----- COLLECTED DATA

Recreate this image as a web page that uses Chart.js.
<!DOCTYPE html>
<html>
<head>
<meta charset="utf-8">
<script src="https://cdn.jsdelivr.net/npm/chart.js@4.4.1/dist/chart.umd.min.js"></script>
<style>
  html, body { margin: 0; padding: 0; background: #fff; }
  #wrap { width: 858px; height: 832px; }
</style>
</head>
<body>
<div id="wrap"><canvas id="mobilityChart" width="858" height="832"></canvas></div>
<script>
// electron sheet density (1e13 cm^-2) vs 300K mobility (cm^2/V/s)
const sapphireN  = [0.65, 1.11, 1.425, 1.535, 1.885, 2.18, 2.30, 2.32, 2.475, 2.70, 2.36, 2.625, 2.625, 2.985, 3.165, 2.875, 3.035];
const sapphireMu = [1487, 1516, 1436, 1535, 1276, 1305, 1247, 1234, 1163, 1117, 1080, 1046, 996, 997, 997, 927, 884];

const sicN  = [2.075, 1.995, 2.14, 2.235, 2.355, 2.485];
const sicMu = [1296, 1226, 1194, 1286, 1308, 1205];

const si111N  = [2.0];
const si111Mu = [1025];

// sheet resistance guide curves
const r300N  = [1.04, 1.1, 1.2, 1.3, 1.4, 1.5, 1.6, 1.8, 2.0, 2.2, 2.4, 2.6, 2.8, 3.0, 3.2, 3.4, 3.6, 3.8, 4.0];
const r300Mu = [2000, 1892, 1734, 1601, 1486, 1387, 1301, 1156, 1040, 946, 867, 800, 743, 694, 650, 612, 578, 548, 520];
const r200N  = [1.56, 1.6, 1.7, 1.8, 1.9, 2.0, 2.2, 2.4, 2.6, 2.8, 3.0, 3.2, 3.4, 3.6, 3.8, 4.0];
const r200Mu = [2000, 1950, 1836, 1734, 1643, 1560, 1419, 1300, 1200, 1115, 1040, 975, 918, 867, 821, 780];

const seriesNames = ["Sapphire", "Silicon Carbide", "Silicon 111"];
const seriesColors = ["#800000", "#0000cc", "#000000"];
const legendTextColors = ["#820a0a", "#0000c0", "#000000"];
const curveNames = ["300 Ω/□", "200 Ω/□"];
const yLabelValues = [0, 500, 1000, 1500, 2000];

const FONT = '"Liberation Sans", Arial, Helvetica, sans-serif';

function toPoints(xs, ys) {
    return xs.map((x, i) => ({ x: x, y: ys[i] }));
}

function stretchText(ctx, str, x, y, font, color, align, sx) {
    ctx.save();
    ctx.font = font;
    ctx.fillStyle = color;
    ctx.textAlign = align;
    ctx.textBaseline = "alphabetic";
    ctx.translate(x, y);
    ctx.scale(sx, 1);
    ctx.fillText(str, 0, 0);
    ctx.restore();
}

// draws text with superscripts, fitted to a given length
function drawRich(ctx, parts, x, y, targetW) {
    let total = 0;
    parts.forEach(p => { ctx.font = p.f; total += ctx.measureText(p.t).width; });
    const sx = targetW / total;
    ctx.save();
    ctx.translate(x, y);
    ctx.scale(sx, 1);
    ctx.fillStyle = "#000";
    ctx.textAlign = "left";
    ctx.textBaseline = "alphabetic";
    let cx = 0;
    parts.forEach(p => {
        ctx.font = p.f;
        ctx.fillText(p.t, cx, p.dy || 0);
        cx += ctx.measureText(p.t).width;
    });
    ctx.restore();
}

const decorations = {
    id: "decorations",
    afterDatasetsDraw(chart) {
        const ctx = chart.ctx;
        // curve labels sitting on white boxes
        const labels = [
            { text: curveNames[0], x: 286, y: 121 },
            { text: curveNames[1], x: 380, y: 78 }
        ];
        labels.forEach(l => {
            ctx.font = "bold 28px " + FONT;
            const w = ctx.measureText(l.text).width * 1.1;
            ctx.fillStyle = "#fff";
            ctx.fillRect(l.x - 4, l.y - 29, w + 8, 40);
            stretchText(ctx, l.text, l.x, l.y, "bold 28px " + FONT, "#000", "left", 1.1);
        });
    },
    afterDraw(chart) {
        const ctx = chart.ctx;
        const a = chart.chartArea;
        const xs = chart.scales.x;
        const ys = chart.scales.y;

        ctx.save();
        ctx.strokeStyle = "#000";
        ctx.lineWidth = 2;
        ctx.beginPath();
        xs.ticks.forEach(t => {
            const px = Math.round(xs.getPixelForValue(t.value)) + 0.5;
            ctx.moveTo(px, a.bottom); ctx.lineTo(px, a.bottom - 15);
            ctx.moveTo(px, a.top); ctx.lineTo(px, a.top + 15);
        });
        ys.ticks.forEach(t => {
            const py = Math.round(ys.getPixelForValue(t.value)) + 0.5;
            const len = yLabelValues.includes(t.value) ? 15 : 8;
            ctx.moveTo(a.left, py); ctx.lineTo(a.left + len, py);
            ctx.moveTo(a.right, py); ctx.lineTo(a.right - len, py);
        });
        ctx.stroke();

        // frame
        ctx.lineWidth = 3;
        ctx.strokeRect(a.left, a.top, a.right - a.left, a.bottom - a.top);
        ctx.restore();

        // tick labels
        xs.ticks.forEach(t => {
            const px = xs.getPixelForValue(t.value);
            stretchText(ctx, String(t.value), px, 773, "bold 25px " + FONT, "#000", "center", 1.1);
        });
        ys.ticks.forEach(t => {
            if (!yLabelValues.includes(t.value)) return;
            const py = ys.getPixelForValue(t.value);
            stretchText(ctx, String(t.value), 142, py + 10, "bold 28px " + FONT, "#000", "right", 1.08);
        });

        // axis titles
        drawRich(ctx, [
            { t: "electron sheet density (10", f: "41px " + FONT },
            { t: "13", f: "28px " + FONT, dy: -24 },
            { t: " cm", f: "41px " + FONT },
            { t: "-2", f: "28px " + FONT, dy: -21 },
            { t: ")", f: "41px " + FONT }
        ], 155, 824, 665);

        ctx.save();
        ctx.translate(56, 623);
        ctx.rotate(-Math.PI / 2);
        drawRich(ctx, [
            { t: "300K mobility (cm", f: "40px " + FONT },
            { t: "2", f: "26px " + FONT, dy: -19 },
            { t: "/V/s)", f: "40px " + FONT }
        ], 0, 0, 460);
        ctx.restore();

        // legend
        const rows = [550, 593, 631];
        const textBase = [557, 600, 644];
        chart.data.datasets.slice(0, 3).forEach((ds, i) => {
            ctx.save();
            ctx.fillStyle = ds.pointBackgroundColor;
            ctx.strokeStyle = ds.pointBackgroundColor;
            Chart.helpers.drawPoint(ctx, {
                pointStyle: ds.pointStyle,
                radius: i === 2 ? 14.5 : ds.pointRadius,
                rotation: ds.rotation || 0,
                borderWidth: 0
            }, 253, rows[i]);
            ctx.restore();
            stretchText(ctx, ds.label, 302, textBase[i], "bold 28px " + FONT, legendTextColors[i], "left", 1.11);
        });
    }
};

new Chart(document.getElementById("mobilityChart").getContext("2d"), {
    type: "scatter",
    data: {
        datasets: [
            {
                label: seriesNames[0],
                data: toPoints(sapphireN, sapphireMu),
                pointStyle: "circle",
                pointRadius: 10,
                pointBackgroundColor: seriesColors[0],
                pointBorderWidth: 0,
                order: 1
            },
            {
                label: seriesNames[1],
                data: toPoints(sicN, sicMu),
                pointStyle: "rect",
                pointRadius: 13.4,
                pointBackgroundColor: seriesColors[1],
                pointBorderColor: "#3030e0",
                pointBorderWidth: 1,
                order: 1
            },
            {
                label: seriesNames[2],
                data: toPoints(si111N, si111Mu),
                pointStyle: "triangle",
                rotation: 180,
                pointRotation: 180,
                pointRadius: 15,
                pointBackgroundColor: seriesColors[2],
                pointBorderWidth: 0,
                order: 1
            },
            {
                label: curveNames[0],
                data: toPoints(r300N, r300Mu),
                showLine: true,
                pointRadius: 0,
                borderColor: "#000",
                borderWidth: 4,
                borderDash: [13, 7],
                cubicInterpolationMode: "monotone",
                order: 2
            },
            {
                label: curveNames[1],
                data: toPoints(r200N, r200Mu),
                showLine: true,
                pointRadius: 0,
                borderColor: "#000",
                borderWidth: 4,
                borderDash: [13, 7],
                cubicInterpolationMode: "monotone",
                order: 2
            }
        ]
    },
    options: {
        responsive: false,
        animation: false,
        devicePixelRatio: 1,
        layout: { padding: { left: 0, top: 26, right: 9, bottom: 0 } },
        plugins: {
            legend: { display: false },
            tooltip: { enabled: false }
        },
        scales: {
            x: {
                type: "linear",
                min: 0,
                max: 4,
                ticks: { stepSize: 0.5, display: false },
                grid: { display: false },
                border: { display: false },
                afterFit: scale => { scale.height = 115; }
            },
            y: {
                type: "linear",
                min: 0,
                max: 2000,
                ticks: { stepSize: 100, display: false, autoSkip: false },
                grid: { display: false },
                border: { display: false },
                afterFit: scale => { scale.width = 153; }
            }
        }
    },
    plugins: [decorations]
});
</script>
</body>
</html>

----------

Please write out the material word for word from its first line through the line holding "997, 927, 884];", including both, and no line past it.

Recreate this image as a web page that uses Chart.js.
<!DOCTYPE html>
<html>
<head>
<meta charset="utf-8">
<script src="https://cdn.jsdelivr.net/npm/chart.js@4.4.1/dist/chart.umd.min.js"></script>
<style>
  html, body { margin: 0; padding: 0; background: #fff; }
  #wrap { width: 858px; height: 832px; }
</style>
</head>
<body>
<div id="wrap"><canvas id="mobilityChart" width="858" height="832"></canvas></div>
<script>
// electron sheet density (1e13 cm^-2) vs 300K mobility (cm^2/V/s)
const sapphireN  = [0.65, 1.11, 1.425, 1.535, 1.885, 2.18, 2.30, 2.32, 2.475, 2.70, 2.36, 2.625, 2.625, 2.985, 3.165, 2.875, 3.035];
const sapphireMu = [1487, 1516, 1436, 1535, 1276, 1305, 1247, 1234, 1163, 1117, 1080, 1046, 996, 997, 997, 927, 884];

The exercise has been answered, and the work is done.